In the late ’50s and early ’60s, he worked at the Army Cold Regions Research Station in Hanover, N.H., studying the electrical properties of ice. He later worked at the University of Michigan as part of a National Science Foundation program that promoted the teaching of physics in college. In 1967, he came to Orono as a physics professor, and his interest in ice and snow hasn’t waned.
“Ice is interesting,” Camp said. “It’s the water that is interesting of course, because the water molecule is the one without which we wouldn’t be.”
Visiting the Orono home he shares with his wife, Polly, is like auditing a fun, interesting physics class. The professor in Camp shines through as he flips the pages of his photo album, pointing out the structure of various snowflakes. He keeps meticulous records of the time, date and temperature for each picture, which he easily relates to the forms.
“What I’ve tried to do is follow a storm and see how the structure changes all the way through a storm,” Camp said. “A good storm is apt to have a lot of turbulence.”
A lot of turbulence usually equals many fragments – bits and pieces of snowflakes that have been broken up in the atmosphere.
“You’ll see they’re all kind of messy,” Camp says, pointing to a picture that looks like pieces of white lint on black pants.
In real life, snowflakes rarely look like they do in children’s books or science texts.

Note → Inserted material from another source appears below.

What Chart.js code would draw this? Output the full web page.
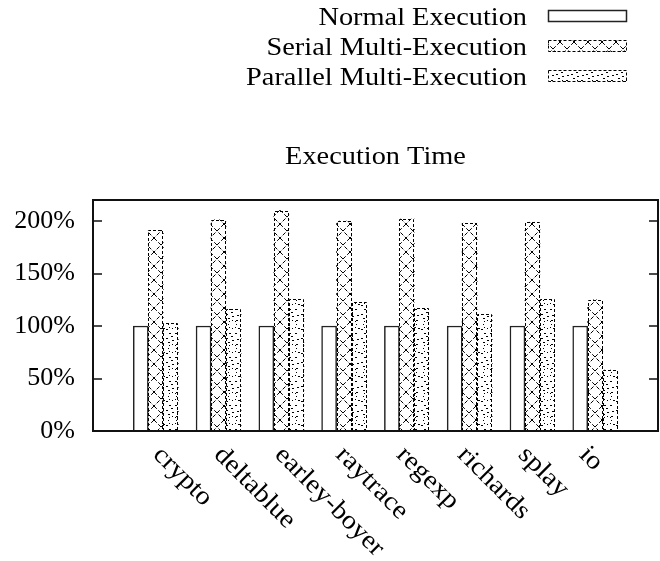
<!DOCTYPE html>
<html><head><meta charset="utf-8">
<script src="https://cdn.jsdelivr.net/npm/chart.js@4"></script>
<style>html,body{margin:0;padding:0;background:#fff}canvas{display:block}</style>
</head><body>
<canvas id="c" width="660" height="561"></canvas>
<script>
const categories = ['crypto','deltablue','earley-boyer','raytrace','regexp','richards','splay','io'];
const seriesNames = ['Normal Execution','Serial Multi-Execution','Parallel Multi-Execution'];
const normalExec = [100,100,100,100,100,100,100,100];
const serialExec = [191,201,210,200,202,198,199,125];
const parallelExec = [103,116,126,123,117,111,126,58];
const yTickValues = [0,50,100,150,200];
const chartTitle = 'Execution Time';

const FONT = '"Liberation Serif", "Times New Roman", serif';
const TEXT_STRETCH = 1.09;
const canvas = document.getElementById('c');
const mainCtx = canvas.getContext('2d');

function makeSerialPattern(){
  const s = 14;
  const c = document.createElement('canvas'); c.width = s; c.height = s;
  const g = c.getContext('2d');
  g.fillStyle = '#fff'; g.fillRect(0,0,s,s);
  g.strokeStyle = '#000'; g.lineWidth = 1;
  g.setLineDash([4,2]);
  g.beginPath();
  g.moveTo(0,0); g.lineTo(s,s);
  g.moveTo(s,0); g.lineTo(0,s);
  g.stroke();
  return mainCtx.createPattern(c,'repeat');
}
function makeParallelPattern(){
  const w = 15, h = 24;
  const c = document.createElement('canvas'); c.width = w; c.height = h;
  const g = c.getContext('2d');
  g.fillStyle = '#fff'; g.fillRect(0,0,w,h);
  g.fillStyle = '#000';
  const cx = 7, cy = 12, r = 4;
  for (let k = 0; k < 8; k++) {
    const a = k * Math.PI / 4;
    g.fillRect(Math.round(cx + r*Math.cos(a)), Math.round(cy + r*Math.sin(a)), 1, 1);
  }
  [[1,2],[12,3],[6,0],[3,6],[11,8],[1,17],[13,16],[4,21],[10,21],[7,4]].forEach(p => g.fillRect(p[0],p[1],2,1));
  return mainCtx.createPattern(c,'repeat');
}
const serialPattern = makeSerialPattern();
const parallelPattern = makeParallelPattern();
const fills = ['#ffffff', serialPattern, parallelPattern];

function toPoints(arr){ return arr.map((v,i)=>({x:i, y:v})); }

// label anchor positions follow a slightly compressed category spacing (as in the reference)
const LABEL_SPAN = 9.28;
function labelValue(i){ return -1 + (i + 1.0) * 9 / LABEL_SPAN; }

const decorPlugin = {
  id: 'decor',
  afterDatasetsDraw(chart){
    const ctx = chart.ctx, a = chart.chartArea;
    ctx.save();
    [1,2].forEach(di => {
      chart.getDatasetMeta(di).data.forEach(el => {
        const p = el.getProps(['x','y','base','width'], true);
        const l = Math.round(p.x - p.width/2) + 0.5;
        const r = Math.round(p.x + p.width/2) - 0.5;
        const t = Math.round(p.y) + 0.5;
        const b = Math.round(p.base);
        ctx.setLineDash([3,2]); ctx.strokeStyle = '#000'; ctx.lineWidth = 1;
        ctx.beginPath(); ctx.moveTo(l,b); ctx.lineTo(l,t); ctx.lineTo(r,t); ctx.lineTo(r,b); ctx.stroke();
      });
    });
    ctx.setLineDash([]);
    ctx.strokeStyle = '#111'; ctx.lineWidth = 2;
    ctx.strokeRect(a.left, a.top, a.right - a.left, a.bottom - a.top);
    const ys = chart.scales.y;
    ctx.lineWidth = 1.5;
    yTickValues.forEach(v => {
      if (v === 0) return;
      const py = Math.round(ys.getPixelForValue(v));
      ctx.beginPath();
      ctx.moveTo(a.left, py); ctx.lineTo(a.left + 9, py);
      ctx.moveTo(a.right, py); ctx.lineTo(a.right - 9, py);
      ctx.stroke();
    });
    ctx.restore();
  },
  afterDraw(chart){
    const ctx = chart.ctx, a = chart.chartArea;
    ctx.save();
    ctx.fillStyle = '#000';
    ctx.font = '26px ' + FONT;
    // x labels
    const xs = chart.scales.x;
    ctx.textAlign = 'left'; ctx.textBaseline = 'middle';
    categories.forEach((name,i) => {
      const px = xs.getPixelForValue(labelValue(i)) + 3;
      ctx.save(); ctx.translate(px, a.bottom + 20); ctx.rotate(Math.PI/4); ctx.scale(TEXT_STRETCH, 1);
      ctx.fillText(name, 0, 0); ctx.restore();
    });
    // title
    ctx.textAlign = 'center'; ctx.textBaseline = 'alphabetic';
    ctx.save(); ctx.translate((a.left + a.right)/2, 164); ctx.scale(TEXT_STRETCH, 1);
    ctx.fillText(chartTitle, 0, 0); ctx.restore();
    // legend
    const rowsBase = [25, 55, 85];
    seriesNames.forEach((name,i) => {
      ctx.textAlign = 'right'; ctx.fillStyle = '#000';
      ctx.save(); ctx.translate(527, rowsBase[i]); ctx.scale(TEXT_STRETCH, 1);
      ctx.fillText(name, 0, 0); ctx.restore();
      const bx = 548, bw = 79, bh = 12, by = rowsBase[i] - 15;
      ctx.fillStyle = fills[i]; ctx.fillRect(bx, by, bw, bh);
      if (i === 0) { ctx.setLineDash([]); ctx.strokeStyle = '#222'; ctx.lineWidth = 1.5; }
      else { ctx.setLineDash([3,2]); ctx.strokeStyle = '#000'; ctx.lineWidth = 1; }
      ctx.strokeRect(bx + 0.5, by + 0.5, bw - 1, bh - 1);
      ctx.setLineDash([]);
    });
    ctx.restore();
  }
};

new Chart(canvas, {
  type: 'bar',
  data: {
    datasets: [
      { label: seriesNames[0], data: toPoints(normalExec), backgroundColor: fills[0], borderColor: '#222', borderWidth: 1.5 },
      { label: seriesNames[1], data: toPoints(serialExec), backgroundColor: fills[1], borderWidth: 0 },
      { label: seriesNames[2], data: toPoints(parallelExec), backgroundColor: fills[2], borderWidth: 0 }
    ]
  },
  options: {
    responsive: false,
    animation: false,
    devicePixelRatio: 1,
    barThickness: 15,
    layout: { padding: { top: 200, right: 2, bottom: 0, left: 0 } },
    plugins: { legend: { display: false }, title: { display: false }, tooltip: { enabled: false } },
    scales: {
      x: {
        type: 'linear', min: -1, max: 8, offset: false,
        ticks: { display: false }, grid: { display: false, offset: false }, border: { display: false },
        afterFit(s){ s.height = 130; }
      },
      y: {
        min: 0, max: 220,
        afterBuildTicks(s){ s.ticks = yTickValues.map(v => ({ value: v })); },
        ticks: { callback: v => v + '%', font: { family: FONT, size: 26 }, color: '#000', padding: 10, autoSkip: false },
        grid: { display: false }, border: { display: false },
        afterFit(s){ s.width = 93; }
      }
    }
  },
  plugins: [decorPlugin]
});
</script>
</body></html>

They don’t have eight sides – most are hexagonal – and they often break on their way down. While the old adage that no two snowflakes are the same rings true, they do fall into a limited number of categories.
Early researchers such as W.A. Bentley, a Vermont farmer with a penchant for flakes, and Ukichiro Nakaya, a Japanese professor who studied natural and artificial snow, developed classification systems for the forms they saw.
What they found were long, thin needles; scrolls; dendrites, which look like tree branches or deer antlers; hexagonal sector plates; hollow cylinders; bullets; and tsuzumi, which is the Japanese word for tom-tom.
“Why are there so many varieties? Why would a crystal grow this way?” Camp asked. “It isn’t that the crystal changes, it’s that the environment changes.”
As the temperature dips, the flakes become more basic, taking the shape of needles, cylinders and bullets. But the flakes encounter several different temperature levels as they fall, and again if the wind carries them aloft. When there’s a fair amount of moisture in the air, the flakes become rimed, or covered with tiny ice crystals similar to the frost we see on our lawn in the fall.
“The most interesting snow seems to come when the temperature’s not too low,” Camp said, laughing. “Of course, I’m more likely to get out and take the pictures when the temperature’s not too low.”
During a recent visit, the temperature hovered at negative 3 degrees Celsius, and a light snow fell as Camp prepared to take pictures. He wrote down the temperature, date, conditions and time, removed a Plexiglas block from his freezer, and placed it outside.
In five minutes, the block was full, and he brought it into the porch and placed it under a microscope. The result was an unexciting mix of fragments and prismlike flakes, but that’s to be expected.
“This stuff is so fine,” he explained. “Most storms are like this – they’re confused.”
He took a picture anyway. Even if it wasn’t particularly artistic, it would serve as a record.
Camp’s research still focuses on the electrical processes in ice. Each snowflake has an electric charge, and through years of study, he has concluded that the charge has no effect on the form, but there are other factors to consider, such as the way the flakes change during the duration of a storm.
He no longer has a lab on campus, but the department lets him bring equipment home so he can continue his work, which has recently involved light refraction through gelatin. Even though he’s retired, he isn’t about to stop exploring the world around him. Along with the classes he attends at UMaine’s Penobscot Valley Senior College, his daily research keeps him busy.
“I go in and tinker a little bit,” Camp said. “I’m a physicist because I enjoy things, I enjoy understanding things.”